For smaller entities, the rule adopts an asset-based criteria — issuers with total assets under $200 million are categorized as small entities. Among the estimated 50 potential Permitted Payment Stablecoin Issuers, about 19 fall into this category. For these smaller issuers, the first-year compliance costs could account for 1% to 3% of their annual revenue. This proportion does not necessarily constitute an entry barrier, but smaller issuers must incorporate compliance costs into their business model's break-even logic, which may lead to changes in their original issuance strategies or revenue models.
5 Conclusion
From the content of the published text, the jointly proposed rules released by FinCEN and OFAC this time do not attempt to solve all the issues regarding stablecoin regulation at once, but rather specify regulatory requirements such as AML/CFT, sanctions compliance, and suspicious activity reporting.
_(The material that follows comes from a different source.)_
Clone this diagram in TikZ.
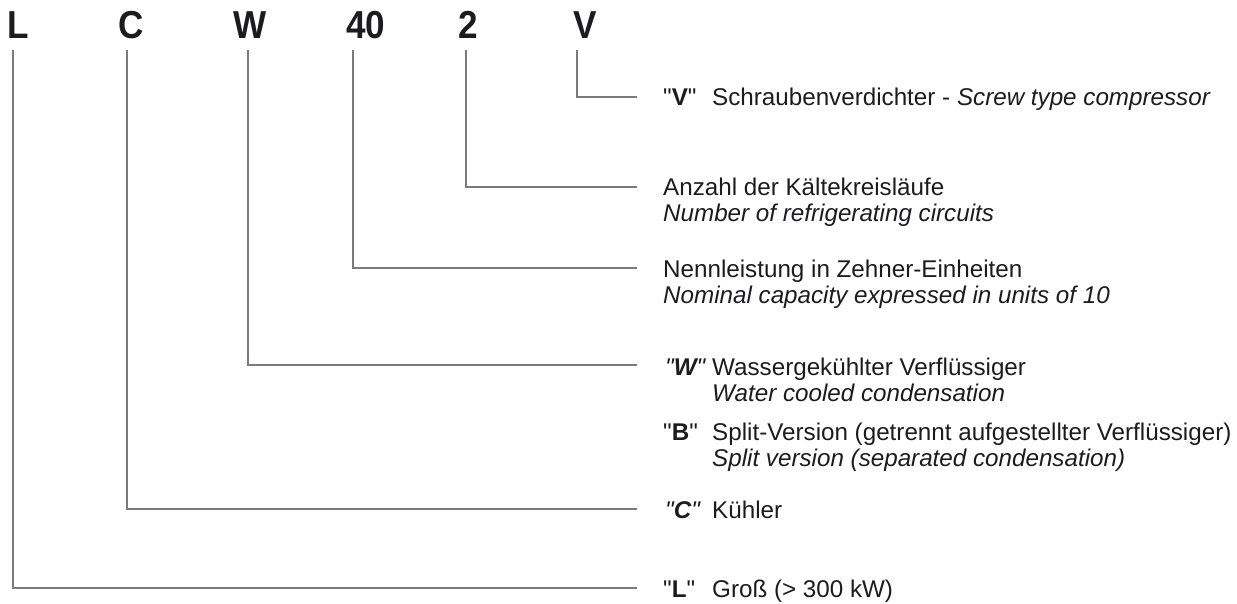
\documentclass[tikz,border=0pt]{standalone}
\usepackage{fontspec}
\setmainfont{Liberation Sans}[Ligatures=TeXOff]
\usepackage{graphicx}
\definecolor{leadgray}{RGB}{122,122,128}
\definecolor{ink}{RGB}{28,28,30}
\newcommand{\narrow}[1]{\scalebox{0.9}[1]{#1}}
\begin{document}
\begin{tikzpicture}[x=1pt,y=-1pt,
  lead/.style={draw=leadgray, line width=2.4pt, line cap=butt, line join=miter},
  typeletter/.style={font=\fontsize{39}{39}\selectfont\bfseries, text=ink, anchor=base, inner sep=0pt},
  codetxt/.style={font=\fontsize{24.2}{27}\selectfont, text=ink, anchor=base west, inner sep=0pt},
  desctxt/.style={font=\fontsize{24.2}{27}\selectfont, text=ink, anchor=base west, inner sep=0pt},
  transl/.style={desctxt, font=\fontsize{24.2}{27}\selectfont\itshape},
]
\useasboundingbox (0,0) rectangle (1237,603);

% type code letters
\node[typeletter] (lL)  at (18,38)  {\narrow{L}};
\node[typeletter] (lC)  at (131,38) {\narrow{C}};
\node[typeletter] (lW)  at (250,38) {\narrow{W}};
\node[typeletter] (l40) at (366,38) {\narrow{40}};
\node[typeletter] (l2)  at (468,38) {\narrow{2}};
\node[typeletter] (lV)  at (585,38) {\narrow{V}};

% leader start and end points
\coordinate (sL)  at (13,50);   \coordinate (eL)  at (637,588);
\coordinate (sC)  at (127,50);  \coordinate (eC)  at (637,509);
\coordinate (sW)  at (248,50);  \coordinate (eW)  at (637,365);
\coordinate (s40) at (353,50);  \coordinate (e40) at (637,268);
\coordinate (s2)  at (466,50);  \coordinate (e2)  at (637,187);
\coordinate (sV)  at (577,50);  \coordinate (eV)  at (637,97);

\draw[lead] (sV)  |- (eV);
\draw[lead] (s2)  |- (e2);
\draw[lead] (s40) |- (e40);
\draw[lead] (sW)  |- (eW);
\draw[lead] (sC)  |- (eC);
\draw[lead] (sL)  |- (eL);

% V
\node[codetxt] (cV) at (663,105) {"\textbf{V}"};
\node[desctxt] (dV) at (712,105) {Schraubenverdichter - \textit{Screw type compressor}};
% 2
\node[desctxt] (d2)  at (663,195) {Anzahl der Kältekreisläufe};
\node[transl]  (t2)  at (663,221) {Number of refrigerating circuits};
% 40
\node[desctxt] (d40) at (663,277) {Nennleistung in Zehner-Einheiten};
\node[transl]  (t40) at (663,303) {Nominal capacity expressed in units of 10};
% W
\node[codetxt] (cW) at (665,375) {\textit{"\textbf{W}"}};
\node[desctxt] (dW) at (712,375) {Wassergekühlter Verflüssiger};
\node[transl]  (tW) at (712,401) {Water cooled condensation};
% B
\node[codetxt] (cB) at (663,440) {"\textbf{B}"};
\node[desctxt] (dB) at (712,440) {Split-Version (getrennt aufgestellter Verflüssiger)};
\node[transl]  (tB) at (712,466) {Split version (separated condensation)};
% C
\node[codetxt] (cC) at (665,518) {\textit{"\textbf{C}"}};
\node[desctxt] (dC) at (712,518) {Kühler};
% L
\node[codetxt] (cL) at (663,597) {"\textbf{L}"};
\node[desctxt] (dL) at (712,597) {Groß (> 300 kW)};
\end{tikzpicture}
\end{document}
For the U.S. stablecoin market, the technical architecture, customer management, and compliance systems of issuers will be included as entry conditions and play a more significant role in market competition. However, the proposed rule is still in the public comment period, and there remains room for adjustment regarding whether the final rule retains the technical capability requirements for the secondary market, the boundaries of customer due diligence, and the sanctions compliance arrangements in the existing text. Whether the dual compliance obligation system under the published text can ultimately be established awaits further observation. From a medium- to long-term perspective on a series of implementation measures under the GENIUS Act, a clearly defined regulatory environment with well-defined rights and responsibilities may very well be the only pathway for stablecoins to truly integrate into the global financial infrastructure.